Clifford Beers

Clifford Beers is widely regarded as the pioneer of the “American mental hygiene movement.” This movement began when Beers learned he was suffering from bipolar disorder while working on Wall Street. This eventually lead him to attempt suicide and spend years in and out of hospitals. Beers’ firsthand experience with a lack of proper treatment for mental health in hospitals spurred his work in the field.

Beers published an autobiography in 1908 that served as a call to action for the nation. His book, A Mind That Found Itself, is actually available for free online. In his book, Beers talks about growing up as one of five children, all of whom suffered from mental illness. At the time he wrote the novel, our country did not acknowledge mental health in the same way that we do today. Yes, there is still a long ways to go with the destigmatization of mental health, but it is inspiring to see how far we have already come.

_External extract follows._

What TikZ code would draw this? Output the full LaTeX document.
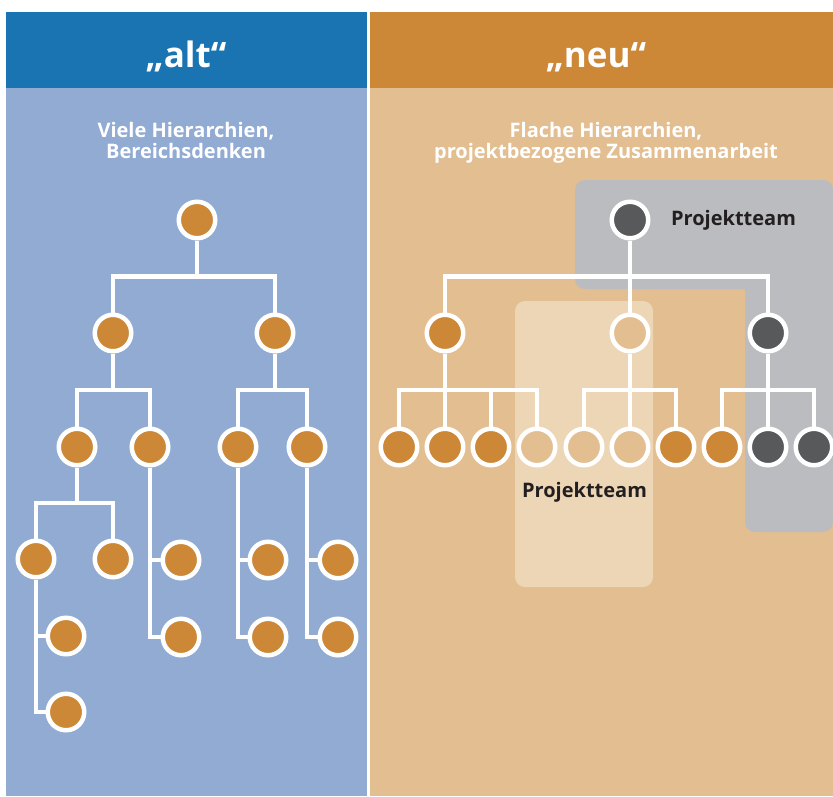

Beers began his crusade for better mental health treatment by founding the Connecticut Society for Mental Hygiene in 1908, along with physician William Welch and philosopher William James. The organization is still operating as a nonprofit today, providing mental health care in the state of Connecticut. The founding of this society kicked off a nationwide movement to establish similar organizations in other states.

The National Committee for Mental Hygiene, arguably Beers’ greatest achievement, was founded in 1909. The Committee “spearheaded legal reforms in several states, provided grants for research into the causes of psychiatric disorders, and funded training for medical students.” They also published two quarterly magazines,Mental Hygiene and Understanding the Child, that raised public awareness of mental health issues.

In 1930, the first International Congress for Mental Hygiene was organized by Beers and held in Washington, D.C. Representatives from 53 countries attended, and an original advertisement from the event can be found here. The conference turned into an international committee, which has now morphed into the World Federation for Mental Health. The federation began in conjunction with the United Nations, but eventually became a separate NGO. This means that the federation does not have to wait for the UN to make policy, nor does it have to agree with the UN’s endorsements. For example, in 1971, the World Federation for Mental Health was the first international organization to call attention to the practice of abusing psychiatry, often used by totalitarian regimes as a way to cover up human rights violations. The federation is now lead by a majority of psychiatrists and other health professionals, which some see as problematic since a strong patient voice is not represented.

Beers passed away in 1943 after committing himself to a hospital four years prior. Beers was a model of self-care — while doing his work for mental health, he realized the toll it was taking on his own life and sought help. His legacy lives on today, and it’s important to remember the roots and how far our country, and the world, has come in terms of mental health education and reform.